軽量化+新型エンジンで走りも進化
走りについてはまず、ターボがつかない自然吸気エンジンでも十分な加速が得られることに驚いた。最初に乗ったのがこの自然吸気車だったのだが、よく走るので途中までターボ車と勘違いしていたほどだ。
新型のアピールポイントの1つである80kgもの軽量化が効いているのはもちろん、パワーユニットの一新も効果を発揮しているようだ。6年前に登場した旧型でも新開発エンジンを投入していた。2世代続いて新型に切り替えるのは異例だ。
これについて開発担当者は、販売成績が良かったので開発費用をかけることが可能だったという事情も明かしながら、シリンダーの内径(ボア)を小さくして行程(ストローク)を伸ばすことで、混合気の流れを活発にして燃焼効率を上げつつ、ボア縮小によるバルブの小径化は「VTEC」の名でおなじみの可変バルブ機構を投入して、全域での力強さを獲得したという。
さらに無段変速機(CVT)は、回転をなるべく上げずに走るセッティングとしたことに加え、エンジンマウントを見直すことでノイズの周波数をコントロールし、静かに感じさせる配慮もしたとのことだ。

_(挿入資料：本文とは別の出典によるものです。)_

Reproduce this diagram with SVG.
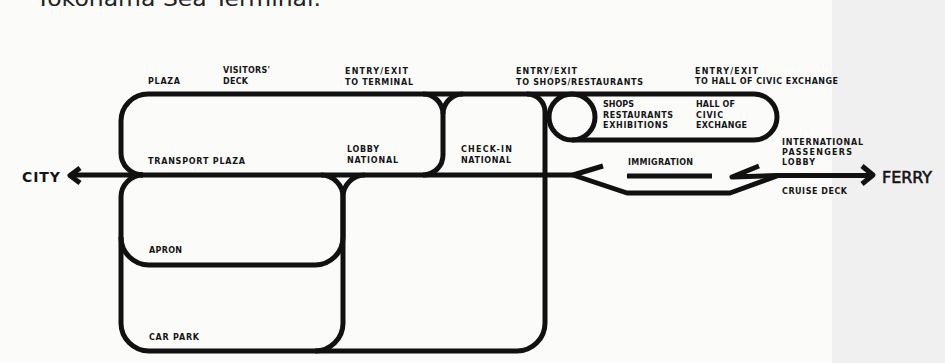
<svg xmlns="http://www.w3.org/2000/svg" width="945" height="363" viewBox="0 0 945 363">
<style>
.ln{fill:none;stroke:#111;stroke-width:5;stroke-linejoin:round;stroke-linecap:butt}
.lb{font-family:"DejaVu Sans","Liberation Sans",sans-serif;font-weight:bold;font-size:8px;fill:#151515}
.big{font-family:"DejaVu Sans","Liberation Sans",sans-serif;fill:#151515;stroke:#151515;stroke-width:0.6}
.title{font-family:"DejaVu Sans","Open Sans",sans-serif;font-size:22px;fill:#222}
</style>
<rect x="0" y="0" width="945" height="363" fill="#fbfbfa"/>
<rect x="832" y="0" width="113" height="363" fill="#f0f0f0"/>
<text class="title" x="36" y="6" textLength="285" lengthAdjust="spacingAndGlyphs">Yokohama Sea Terminal.</text>

<g id="connectors">
  <path class="ln" d="M70 175 H573"/>
  <path class="ln" d="M80 168 L70 175.5 L80 183"/>
  <path class="ln" d="M573 175 L603 166"/>
  <path class="ln" d="M573 175 L627 193 H730 L777 176"/>
  <path class="ln" d="M627 176 H712"/>
  <path class="ln" d="M759 166 L732 177 L777 175.5 H872"/>
  <path class="ln" d="M862 166 L873 175 L862 184"/>
</g>

<g id="plaza">
  <path class="ln" d="M148 94 H754"/>
  <path class="ln" d="M148 94 A27 27 0 0 0 121 121 V153 A22 22 0 0 0 143 175"/>
  <path class="ln" d="M423 94 A20 20 0 0 1 443 114 V155 A20 20 0 0 1 423 175"/>
  <text class="lb" x="148" y="84" textLength="32">PLAZA</text>
  <text class="lb" x="223" y="73" textLength="47">VISITORS'</text>
  <text class="lb" x="223" y="84" textLength="25">DECK</text>
  <text class="lb" x="148" y="164" textLength="97">TRANSPORT PLAZA</text>
  <text class="lb" x="345" y="74" textLength="63">ENTRY/EXIT</text>
  <text class="lb" x="345" y="85" textLength="68">TO TERMINAL</text>
  <text class="lb" x="347" y="152" textLength="32">LOBBY</text>
  <text class="lb" x="347" y="163" textLength="51">NATIONAL</text>
</g>

<g id="checkin">
  <path class="ln" d="M463 94 A20 20 0 0 0 443 114"/>
  <path class="ln" d="M527 94 A18 18 0 0 1 545 112 V323 A28 28 0 0 1 517 351 H149"/>
  <text class="lb" x="461" y="152" textLength="51">CHECK-IN</text>
  <text class="lb" x="461" y="163" textLength="50">NATIONAL</text>
  <text class="lb" x="516" y="74" textLength="61">ENTRY/EXIT</text>
  <text class="lb" x="516" y="85" textLength="127">TO SHOPS/RESTAURANTS</text>
</g>

<g id="shops">
  <circle class="ln" cx="572" cy="117" r="23"/>
  <path class="ln" d="M754 94 A23 23 0 0 1 754 140 H572"/>
  <text class="lb" x="603" y="107" textLength="31">SHOPS</text>
  <text class="lb" x="603" y="118" textLength="70">RESTAURANTS</text>
  <text class="lb" x="603" y="128" textLength="65">EXHIBITIONS</text>
  <text class="lb" x="696" y="107" textLength="39">HALL OF</text>
  <text class="lb" x="696" y="118" textLength="27">CIVIC</text>
  <text class="lb" x="696" y="128" textLength="51">EXCHANGE</text>
  <text class="lb" x="695" y="74" textLength="63">ENTRY/EXIT</text>
  <text class="lb" x="695" y="84" textLength="143">TO HALL OF CIVIC EXCHANGE</text>
</g>

<g id="apron">
  <path class="ln" d="M321 175 A22 22 0 0 1 343 197 V237 A28 28 0 0 1 315 265 H149 A28 28 0 0 1 121 237"/>
  <text class="lb" x="149" y="253" textLength="33">APRON</text>
</g>

<g id="carpark">
  <path class="ln" d="M143 175 A22 22 0 0 0 121 197 V323 A28 28 0 0 0 149 351"/>
  <path class="ln" d="M365 175 A22 22 0 0 0 343 197 V323 A28 28 0 0 1 315 351"/>
  <text class="lb" x="149" y="340" textLength="50">CAR PARK</text>
</g>

<g id="immigration">
  <text class="lb" x="628" y="165" textLength="65">IMMIGRATION</text>
</g>

<g id="intl">
  <text class="lb" x="782" y="145" textLength="81">INTERNATIONAL</text>
  <text class="lb" x="782" y="155" textLength="70">PASSENGERS</text>
  <text class="lb" x="782" y="165" textLength="33">LOBBY</text>
  <text class="lb" x="782" y="194" textLength="65">CRUISE DECK</text>
</g>

<g id="city">
  <text class="big" x="22" y="182" style="font-size:14px;font-weight:bold;stroke-width:0" textLength="38" lengthAdjust="spacing">CITY</text>
</g>
<g id="ferry">
  <text class="big" x="882" y="183" style="font-size:16px" textLength="50" lengthAdjust="spacingAndGlyphs">FERRY</text>
</g>
</svg>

確かにエンジン音は3気筒とは思えない上質なサウンドで、ボリュームも抑えられており、長距離でも快適に過ごせそうだった。あとで乗ったターボに比べるとエンジンを回すことにはなるが、回している実感が薄いのでターボとの差をあまり感じない。
80kgもの軽量化というとボディ剛性を心配する人がいるかもしれないが、ドアの開け閉めはしっかりしており、乗り心地はいかにもサスペンションがよく動いている様子で、良好だった旧型をさらに上回っていた。
運転支援システムを全車標準装備に
この快適性をさらに引き上げていたのが、「ホンダセンシング(Honda SENSING)」と呼ばれる運転支援システムを全車に標準装備したことだ。
クルーズコントロールは前車追従のアダプティブタイプに進化し、コーナーでは操舵をアシストする機能まで盛り込まれた。「フィット」や「フリード」と同じ内容であり、作動感も2台同様、自然で完成度の高いものだった。高速道路での安定性は旧型同様ハイレベルなので、ホンダセンシングの投入は鬼に金棒という感じがした。
6年前に旧型がデビューしたとき、多くの面で軽自動車のレベルを超越した走りに驚いた記憶があるが、今回もまた、同じレベルの驚きをもたらしてくれた。これでは上のクラスのクルマが売れなくなってしまうのではないかと心配してしまうぐらい、新型N-BOXの走りは「軽離れ」していた。